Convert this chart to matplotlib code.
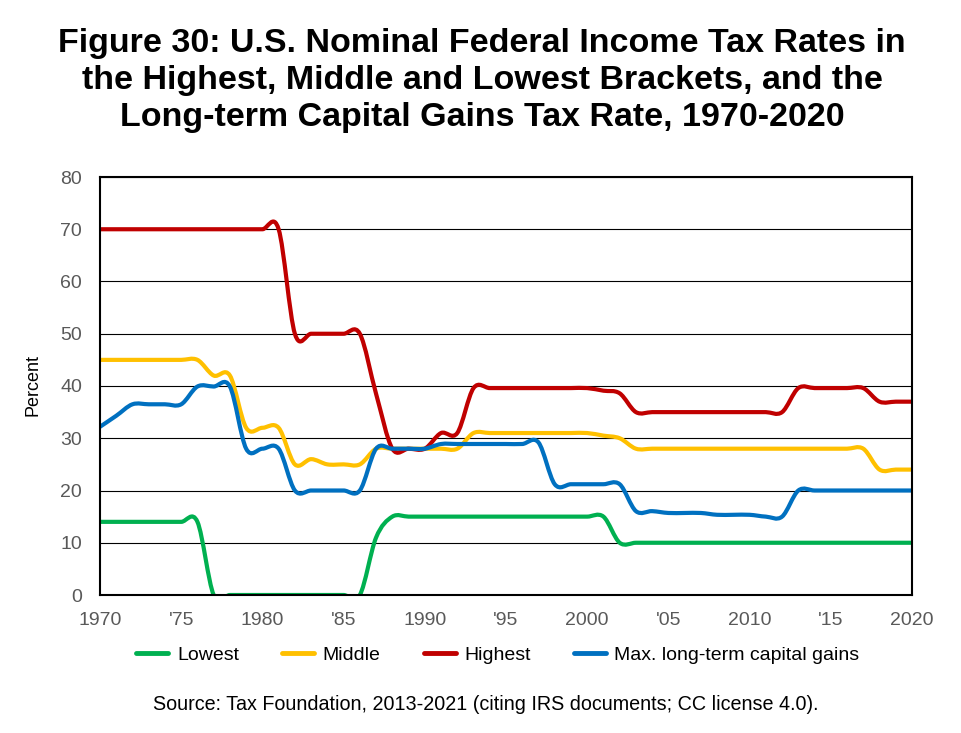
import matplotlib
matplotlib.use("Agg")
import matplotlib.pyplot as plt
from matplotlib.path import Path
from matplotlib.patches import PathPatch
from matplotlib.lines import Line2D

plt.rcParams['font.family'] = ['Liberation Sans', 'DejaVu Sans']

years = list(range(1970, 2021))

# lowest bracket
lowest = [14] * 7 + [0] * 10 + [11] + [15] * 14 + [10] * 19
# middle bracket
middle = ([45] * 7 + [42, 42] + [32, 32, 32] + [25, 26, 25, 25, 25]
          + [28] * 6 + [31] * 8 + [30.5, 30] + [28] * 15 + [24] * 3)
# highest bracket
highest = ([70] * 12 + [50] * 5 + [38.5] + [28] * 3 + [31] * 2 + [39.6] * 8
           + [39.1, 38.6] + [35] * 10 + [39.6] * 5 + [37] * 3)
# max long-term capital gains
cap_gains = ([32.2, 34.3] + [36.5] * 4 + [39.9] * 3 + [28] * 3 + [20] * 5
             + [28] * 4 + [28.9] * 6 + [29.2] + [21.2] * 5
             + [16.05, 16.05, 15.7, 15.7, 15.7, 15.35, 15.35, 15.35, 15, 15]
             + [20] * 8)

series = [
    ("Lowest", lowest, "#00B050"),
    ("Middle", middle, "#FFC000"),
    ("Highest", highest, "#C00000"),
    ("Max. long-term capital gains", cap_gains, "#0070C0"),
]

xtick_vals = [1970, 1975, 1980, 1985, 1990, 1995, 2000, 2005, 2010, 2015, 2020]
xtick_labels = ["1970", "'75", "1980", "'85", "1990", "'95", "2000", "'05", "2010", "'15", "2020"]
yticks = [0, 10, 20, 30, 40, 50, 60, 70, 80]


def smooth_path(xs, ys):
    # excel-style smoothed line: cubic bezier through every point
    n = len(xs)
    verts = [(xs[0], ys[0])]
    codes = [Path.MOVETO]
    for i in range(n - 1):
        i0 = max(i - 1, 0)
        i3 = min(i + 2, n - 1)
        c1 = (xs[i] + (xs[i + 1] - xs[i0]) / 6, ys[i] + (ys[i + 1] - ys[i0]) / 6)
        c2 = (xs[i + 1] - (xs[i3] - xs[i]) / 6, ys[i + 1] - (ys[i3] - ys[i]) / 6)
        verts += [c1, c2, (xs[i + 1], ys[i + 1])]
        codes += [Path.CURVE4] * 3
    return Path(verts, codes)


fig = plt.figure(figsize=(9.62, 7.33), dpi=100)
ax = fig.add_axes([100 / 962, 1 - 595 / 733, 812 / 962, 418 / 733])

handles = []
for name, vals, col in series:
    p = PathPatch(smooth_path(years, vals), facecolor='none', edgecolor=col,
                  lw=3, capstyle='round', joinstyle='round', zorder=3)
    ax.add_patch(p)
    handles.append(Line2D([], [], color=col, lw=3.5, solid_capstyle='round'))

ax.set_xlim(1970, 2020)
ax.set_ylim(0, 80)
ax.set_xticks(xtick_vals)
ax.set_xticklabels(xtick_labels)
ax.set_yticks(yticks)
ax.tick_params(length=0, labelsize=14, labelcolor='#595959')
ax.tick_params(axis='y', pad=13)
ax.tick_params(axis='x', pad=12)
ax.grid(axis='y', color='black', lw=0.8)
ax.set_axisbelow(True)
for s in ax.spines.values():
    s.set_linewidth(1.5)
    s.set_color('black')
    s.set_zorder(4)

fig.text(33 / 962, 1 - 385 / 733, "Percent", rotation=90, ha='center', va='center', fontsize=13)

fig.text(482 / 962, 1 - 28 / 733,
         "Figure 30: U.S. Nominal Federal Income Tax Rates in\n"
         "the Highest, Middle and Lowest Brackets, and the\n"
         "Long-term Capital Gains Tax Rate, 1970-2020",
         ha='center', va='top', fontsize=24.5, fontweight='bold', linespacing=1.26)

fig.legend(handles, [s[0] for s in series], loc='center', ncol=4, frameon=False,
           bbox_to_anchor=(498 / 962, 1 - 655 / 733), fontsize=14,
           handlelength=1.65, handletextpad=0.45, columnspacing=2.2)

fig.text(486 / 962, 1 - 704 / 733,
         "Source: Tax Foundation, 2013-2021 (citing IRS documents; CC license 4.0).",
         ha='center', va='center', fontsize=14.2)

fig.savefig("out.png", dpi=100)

*-*-*

> **Work to complete**:
Every line from the top of the material above through the line with "ax = fig.add_axes([100" should be duplicated exactly, please; leave out the pictures.

> **Exercise answer**:
Convert this chart to matplotlib code.
import matplotlib
matplotlib.use("Agg")
import matplotlib.pyplot as plt
from matplotlib.path import Path
from matplotlib.patches import PathPatch
from matplotlib.lines import Line2D

plt.rcParams['font.family'] = ['Liberation Sans', 'DejaVu Sans']

years = list(range(1970, 2021))

# lowest bracket
lowest = [14] * 7 + [0] * 10 + [11] + [15] * 14 + [10] * 19
# middle bracket
middle = ([45] * 7 + [42, 42] + [32, 32, 32] + [25, 26, 25, 25, 25]
          + [28] * 6 + [31] * 8 + [30.5, 30] + [28] * 15 + [24] * 3)
# highest bracket
highest = ([70] * 12 + [50] * 5 + [38.5] + [28] * 3 + [31] * 2 + [39.6] * 8
           + [39.1, 38.6] + [35] * 10 + [39.6] * 5 + [37] * 3)
# max long-term capital gains
cap_gains = ([32.2, 34.3] + [36.5] * 4 + [39.9] * 3 + [28] * 3 + [20] * 5
             + [28] * 4 + [28.9] * 6 + [29.2] + [21.2] * 5
             + [16.05, 16.05, 15.7, 15.7, 15.7, 15.35, 15.35, 15.35, 15, 15]
             + [20] * 8)

series = [
    ("Lowest", lowest, "#00B050"),
    ("Middle", middle, "#FFC000"),
    ("Highest", highest, "#C00000"),
    ("Max. long-term capital gains", cap_gains, "#0070C0"),
]

xtick_vals = [1970, 1975, 1980, 1985, 1990, 1995, 2000, 2005, 2010, 2015, 2020]
xtick_labels = ["1970", "'75", "1980", "'85", "1990", "'95", "2000", "'05", "2010", "'15", "2020"]
yticks = [0, 10, 20, 30, 40, 50, 60, 70, 80]


def smooth_path(xs, ys):
    # excel-style smoothed line: cubic bezier through every point
    n = len(xs)
    verts = [(xs[0], ys[0])]
    codes = [Path.MOVETO]
    for i in range(n - 1):
        i0 = max(i - 1, 0)
        i3 = min(i + 2, n - 1)
        c1 = (xs[i] + (xs[i + 1] - xs[i0]) / 6, ys[i] + (ys[i + 1] - ys[i0]) / 6)
        c2 = (xs[i + 1] - (xs[i3] - xs[i]) / 6, ys[i + 1] - (ys[i3] - ys[i]) / 6)
        verts += [c1, c2, (xs[i + 1], ys[i + 1])]
        codes += [Path.CURVE4] * 3
    return Path(verts, codes)


fig = plt.figure(figsize=(9.62, 7.33), dpi=100)
ax = fig.add_axes([100 / 962, 1 - 595 / 733, 812 / 962, 418 / 733])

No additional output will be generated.